* START Given records *

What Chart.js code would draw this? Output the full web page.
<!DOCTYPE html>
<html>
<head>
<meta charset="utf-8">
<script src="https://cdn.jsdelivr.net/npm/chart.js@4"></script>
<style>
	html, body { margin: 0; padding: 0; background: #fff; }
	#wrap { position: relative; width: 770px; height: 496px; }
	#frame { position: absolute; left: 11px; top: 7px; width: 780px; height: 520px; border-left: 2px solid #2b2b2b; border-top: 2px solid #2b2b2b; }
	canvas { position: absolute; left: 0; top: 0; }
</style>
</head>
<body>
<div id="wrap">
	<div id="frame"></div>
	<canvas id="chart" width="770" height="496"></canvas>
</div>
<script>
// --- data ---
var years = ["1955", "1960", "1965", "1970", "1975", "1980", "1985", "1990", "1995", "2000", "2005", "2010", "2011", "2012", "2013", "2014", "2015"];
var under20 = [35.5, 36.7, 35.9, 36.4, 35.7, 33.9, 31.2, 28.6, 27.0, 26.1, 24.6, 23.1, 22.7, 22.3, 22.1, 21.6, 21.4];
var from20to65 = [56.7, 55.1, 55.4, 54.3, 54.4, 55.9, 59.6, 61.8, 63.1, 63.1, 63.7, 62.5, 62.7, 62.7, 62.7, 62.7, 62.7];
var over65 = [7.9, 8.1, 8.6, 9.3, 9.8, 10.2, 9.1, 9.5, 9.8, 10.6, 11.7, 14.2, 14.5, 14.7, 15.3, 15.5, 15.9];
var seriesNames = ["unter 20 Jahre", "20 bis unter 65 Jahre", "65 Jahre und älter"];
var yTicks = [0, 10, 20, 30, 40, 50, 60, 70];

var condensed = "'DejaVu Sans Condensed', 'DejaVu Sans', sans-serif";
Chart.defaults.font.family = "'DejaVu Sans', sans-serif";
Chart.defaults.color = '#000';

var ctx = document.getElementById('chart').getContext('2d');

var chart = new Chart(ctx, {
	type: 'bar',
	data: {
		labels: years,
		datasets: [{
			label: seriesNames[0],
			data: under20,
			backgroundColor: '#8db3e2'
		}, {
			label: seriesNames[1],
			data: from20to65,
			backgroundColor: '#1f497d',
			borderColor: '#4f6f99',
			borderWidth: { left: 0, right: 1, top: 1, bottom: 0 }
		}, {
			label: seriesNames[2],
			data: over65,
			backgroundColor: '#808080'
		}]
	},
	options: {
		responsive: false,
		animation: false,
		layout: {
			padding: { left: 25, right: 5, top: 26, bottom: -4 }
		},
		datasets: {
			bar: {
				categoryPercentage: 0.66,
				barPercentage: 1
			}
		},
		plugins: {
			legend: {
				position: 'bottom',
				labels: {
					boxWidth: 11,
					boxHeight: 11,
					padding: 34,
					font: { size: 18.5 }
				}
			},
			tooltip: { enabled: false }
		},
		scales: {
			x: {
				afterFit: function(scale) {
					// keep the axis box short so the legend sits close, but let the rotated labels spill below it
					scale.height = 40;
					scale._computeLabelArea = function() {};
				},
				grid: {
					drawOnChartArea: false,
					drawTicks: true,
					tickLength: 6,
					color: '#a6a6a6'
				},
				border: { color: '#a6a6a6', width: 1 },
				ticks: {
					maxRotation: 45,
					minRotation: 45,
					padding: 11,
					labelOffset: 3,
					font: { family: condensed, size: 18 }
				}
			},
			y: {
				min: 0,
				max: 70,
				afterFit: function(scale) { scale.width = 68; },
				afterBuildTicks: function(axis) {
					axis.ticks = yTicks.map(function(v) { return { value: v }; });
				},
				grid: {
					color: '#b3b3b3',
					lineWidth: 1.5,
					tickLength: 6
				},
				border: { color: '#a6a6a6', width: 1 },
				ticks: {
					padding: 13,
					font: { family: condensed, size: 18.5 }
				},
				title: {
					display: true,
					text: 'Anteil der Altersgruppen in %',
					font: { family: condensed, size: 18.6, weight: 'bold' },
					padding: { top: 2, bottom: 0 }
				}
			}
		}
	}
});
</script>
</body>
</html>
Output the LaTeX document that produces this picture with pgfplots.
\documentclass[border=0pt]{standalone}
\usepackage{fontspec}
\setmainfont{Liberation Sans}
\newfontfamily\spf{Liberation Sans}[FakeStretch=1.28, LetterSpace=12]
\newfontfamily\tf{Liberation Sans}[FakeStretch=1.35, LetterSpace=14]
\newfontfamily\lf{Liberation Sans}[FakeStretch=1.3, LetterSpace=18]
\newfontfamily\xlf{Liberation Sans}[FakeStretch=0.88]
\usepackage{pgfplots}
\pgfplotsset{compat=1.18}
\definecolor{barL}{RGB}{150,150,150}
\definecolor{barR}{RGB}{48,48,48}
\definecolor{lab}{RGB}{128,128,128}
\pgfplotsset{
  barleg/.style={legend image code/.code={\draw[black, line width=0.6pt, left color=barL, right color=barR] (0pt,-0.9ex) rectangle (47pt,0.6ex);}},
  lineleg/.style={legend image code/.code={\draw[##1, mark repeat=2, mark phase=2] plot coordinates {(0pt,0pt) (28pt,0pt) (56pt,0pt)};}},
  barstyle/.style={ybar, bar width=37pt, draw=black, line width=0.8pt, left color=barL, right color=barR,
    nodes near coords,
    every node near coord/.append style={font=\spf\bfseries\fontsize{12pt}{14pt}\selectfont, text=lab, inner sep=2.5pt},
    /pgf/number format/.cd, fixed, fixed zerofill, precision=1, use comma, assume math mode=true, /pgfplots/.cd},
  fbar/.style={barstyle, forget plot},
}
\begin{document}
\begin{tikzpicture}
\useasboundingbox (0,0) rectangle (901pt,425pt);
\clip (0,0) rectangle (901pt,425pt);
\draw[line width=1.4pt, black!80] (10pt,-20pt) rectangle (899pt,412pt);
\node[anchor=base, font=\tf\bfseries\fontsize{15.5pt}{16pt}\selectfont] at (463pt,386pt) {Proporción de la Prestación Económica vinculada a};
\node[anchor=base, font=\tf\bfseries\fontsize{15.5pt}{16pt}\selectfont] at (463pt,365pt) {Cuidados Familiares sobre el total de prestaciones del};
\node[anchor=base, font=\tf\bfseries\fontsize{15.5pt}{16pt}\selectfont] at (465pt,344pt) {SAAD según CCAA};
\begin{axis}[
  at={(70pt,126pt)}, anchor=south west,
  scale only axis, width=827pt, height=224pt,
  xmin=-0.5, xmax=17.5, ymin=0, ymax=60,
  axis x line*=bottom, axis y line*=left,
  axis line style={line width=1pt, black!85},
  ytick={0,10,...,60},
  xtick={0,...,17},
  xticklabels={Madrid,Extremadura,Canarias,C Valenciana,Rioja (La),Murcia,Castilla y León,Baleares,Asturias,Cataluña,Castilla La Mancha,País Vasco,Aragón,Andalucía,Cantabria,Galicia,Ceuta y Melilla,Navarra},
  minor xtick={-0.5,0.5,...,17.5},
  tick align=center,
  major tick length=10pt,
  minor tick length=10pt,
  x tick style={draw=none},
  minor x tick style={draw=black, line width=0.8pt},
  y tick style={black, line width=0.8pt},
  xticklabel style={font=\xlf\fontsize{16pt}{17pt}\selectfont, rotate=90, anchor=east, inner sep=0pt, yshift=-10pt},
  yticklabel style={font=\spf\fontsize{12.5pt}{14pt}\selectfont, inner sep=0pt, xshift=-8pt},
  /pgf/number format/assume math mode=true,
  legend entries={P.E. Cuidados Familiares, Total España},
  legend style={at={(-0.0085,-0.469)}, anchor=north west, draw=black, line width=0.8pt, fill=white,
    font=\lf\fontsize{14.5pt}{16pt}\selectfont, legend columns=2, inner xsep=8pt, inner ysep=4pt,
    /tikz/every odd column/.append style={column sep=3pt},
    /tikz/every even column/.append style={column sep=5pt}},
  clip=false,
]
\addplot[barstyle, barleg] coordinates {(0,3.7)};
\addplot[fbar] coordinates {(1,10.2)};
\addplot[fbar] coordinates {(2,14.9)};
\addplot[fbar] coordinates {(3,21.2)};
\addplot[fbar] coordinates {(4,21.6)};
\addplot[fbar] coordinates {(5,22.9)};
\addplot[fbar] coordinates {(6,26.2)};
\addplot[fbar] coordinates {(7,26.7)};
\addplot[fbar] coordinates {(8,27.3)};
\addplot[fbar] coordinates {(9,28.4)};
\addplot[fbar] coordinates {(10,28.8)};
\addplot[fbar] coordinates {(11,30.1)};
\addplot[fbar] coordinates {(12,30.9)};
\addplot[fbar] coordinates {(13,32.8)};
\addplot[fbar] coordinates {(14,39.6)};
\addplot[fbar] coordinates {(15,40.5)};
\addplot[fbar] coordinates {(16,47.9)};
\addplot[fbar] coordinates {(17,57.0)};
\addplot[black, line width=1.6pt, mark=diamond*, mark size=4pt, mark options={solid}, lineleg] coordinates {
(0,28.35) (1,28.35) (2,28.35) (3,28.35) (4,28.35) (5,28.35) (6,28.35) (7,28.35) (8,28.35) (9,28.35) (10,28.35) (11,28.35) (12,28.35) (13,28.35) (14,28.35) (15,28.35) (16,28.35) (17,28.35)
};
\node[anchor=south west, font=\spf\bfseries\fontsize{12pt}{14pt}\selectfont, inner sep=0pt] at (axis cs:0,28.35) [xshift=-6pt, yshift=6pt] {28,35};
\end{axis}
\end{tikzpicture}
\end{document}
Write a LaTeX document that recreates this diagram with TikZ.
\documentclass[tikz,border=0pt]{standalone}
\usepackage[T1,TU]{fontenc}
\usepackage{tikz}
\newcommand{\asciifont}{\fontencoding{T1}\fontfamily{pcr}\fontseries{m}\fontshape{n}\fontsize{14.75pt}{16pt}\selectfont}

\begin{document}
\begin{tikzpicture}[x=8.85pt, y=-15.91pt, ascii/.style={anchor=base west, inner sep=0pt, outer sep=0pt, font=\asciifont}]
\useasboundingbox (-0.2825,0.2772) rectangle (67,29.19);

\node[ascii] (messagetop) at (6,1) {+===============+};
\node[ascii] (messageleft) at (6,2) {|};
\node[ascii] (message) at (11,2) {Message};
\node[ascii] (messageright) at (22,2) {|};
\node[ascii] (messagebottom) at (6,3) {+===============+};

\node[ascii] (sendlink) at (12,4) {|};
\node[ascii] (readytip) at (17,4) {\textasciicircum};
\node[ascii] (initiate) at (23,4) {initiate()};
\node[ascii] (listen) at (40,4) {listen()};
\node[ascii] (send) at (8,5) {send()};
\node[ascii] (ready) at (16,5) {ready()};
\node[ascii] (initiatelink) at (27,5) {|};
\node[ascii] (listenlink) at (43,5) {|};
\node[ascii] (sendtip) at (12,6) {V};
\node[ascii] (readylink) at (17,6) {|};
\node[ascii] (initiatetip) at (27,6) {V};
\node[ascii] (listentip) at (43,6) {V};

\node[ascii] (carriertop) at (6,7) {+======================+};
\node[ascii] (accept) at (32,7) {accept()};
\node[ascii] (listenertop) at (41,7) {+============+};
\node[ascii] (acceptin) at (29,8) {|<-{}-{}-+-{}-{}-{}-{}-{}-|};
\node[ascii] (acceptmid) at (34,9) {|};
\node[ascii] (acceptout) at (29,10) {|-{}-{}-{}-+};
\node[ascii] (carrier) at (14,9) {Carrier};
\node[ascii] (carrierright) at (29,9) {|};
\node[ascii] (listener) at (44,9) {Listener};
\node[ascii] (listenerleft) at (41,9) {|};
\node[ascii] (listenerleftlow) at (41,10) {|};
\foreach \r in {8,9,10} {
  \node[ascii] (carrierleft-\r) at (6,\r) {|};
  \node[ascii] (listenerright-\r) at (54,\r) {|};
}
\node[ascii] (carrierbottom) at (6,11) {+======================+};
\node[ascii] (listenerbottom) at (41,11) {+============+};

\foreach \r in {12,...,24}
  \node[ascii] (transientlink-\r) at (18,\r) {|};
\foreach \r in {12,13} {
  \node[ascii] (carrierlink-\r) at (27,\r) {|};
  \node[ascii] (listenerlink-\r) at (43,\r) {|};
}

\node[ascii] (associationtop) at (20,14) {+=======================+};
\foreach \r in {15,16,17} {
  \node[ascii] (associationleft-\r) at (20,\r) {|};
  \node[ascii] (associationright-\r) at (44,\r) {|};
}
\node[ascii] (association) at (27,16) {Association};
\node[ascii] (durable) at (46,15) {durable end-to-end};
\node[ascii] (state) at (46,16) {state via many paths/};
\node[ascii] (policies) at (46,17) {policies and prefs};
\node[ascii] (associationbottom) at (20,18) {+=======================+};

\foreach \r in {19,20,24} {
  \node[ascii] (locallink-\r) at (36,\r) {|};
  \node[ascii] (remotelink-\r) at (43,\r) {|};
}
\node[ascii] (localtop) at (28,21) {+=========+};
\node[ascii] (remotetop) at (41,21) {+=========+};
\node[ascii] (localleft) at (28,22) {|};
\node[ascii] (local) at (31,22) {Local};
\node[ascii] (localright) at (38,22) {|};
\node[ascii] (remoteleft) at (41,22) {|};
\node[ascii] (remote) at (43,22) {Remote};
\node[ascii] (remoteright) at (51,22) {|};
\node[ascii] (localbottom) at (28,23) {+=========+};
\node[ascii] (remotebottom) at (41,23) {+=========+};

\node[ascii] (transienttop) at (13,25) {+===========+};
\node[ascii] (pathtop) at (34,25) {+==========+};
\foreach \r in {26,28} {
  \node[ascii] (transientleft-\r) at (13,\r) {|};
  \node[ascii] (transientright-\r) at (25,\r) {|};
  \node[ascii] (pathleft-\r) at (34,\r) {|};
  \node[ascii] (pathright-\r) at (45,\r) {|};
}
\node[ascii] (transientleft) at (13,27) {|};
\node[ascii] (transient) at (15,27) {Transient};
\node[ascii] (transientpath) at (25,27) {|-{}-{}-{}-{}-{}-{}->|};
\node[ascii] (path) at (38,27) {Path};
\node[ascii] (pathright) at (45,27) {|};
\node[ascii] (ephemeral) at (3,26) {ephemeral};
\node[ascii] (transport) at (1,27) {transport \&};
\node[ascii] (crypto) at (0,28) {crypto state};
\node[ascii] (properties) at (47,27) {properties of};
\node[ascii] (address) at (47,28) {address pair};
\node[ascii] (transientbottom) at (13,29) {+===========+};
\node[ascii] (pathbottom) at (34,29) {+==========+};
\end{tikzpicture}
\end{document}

* END Given records *

▶ _Required work_
In the listing above, find the line with "Write a LaTeX" and the line with "(-0.2825,0.2772) rectangle (67,29.19);", then print exactly those lines and every line between them.

▶ _Solution to the exercise_
Write a LaTeX document that recreates this diagram with TikZ.
\documentclass[tikz,border=0pt]{standalone}
\usepackage[T1,TU]{fontenc}
\usepackage{tikz}
\newcommand{\asciifont}{\fontencoding{T1}\fontfamily{pcr}\fontseries{m}\fontshape{n}\fontsize{14.75pt}{16pt}\selectfont}

\begin{document}
\begin{tikzpicture}[x=8.85pt, y=-15.91pt, ascii/.style={anchor=base west, inner sep=0pt, outer sep=0pt, font=\asciifont}]
\useasboundingbox (-0.2825,0.2772) rectangle (67,29.19);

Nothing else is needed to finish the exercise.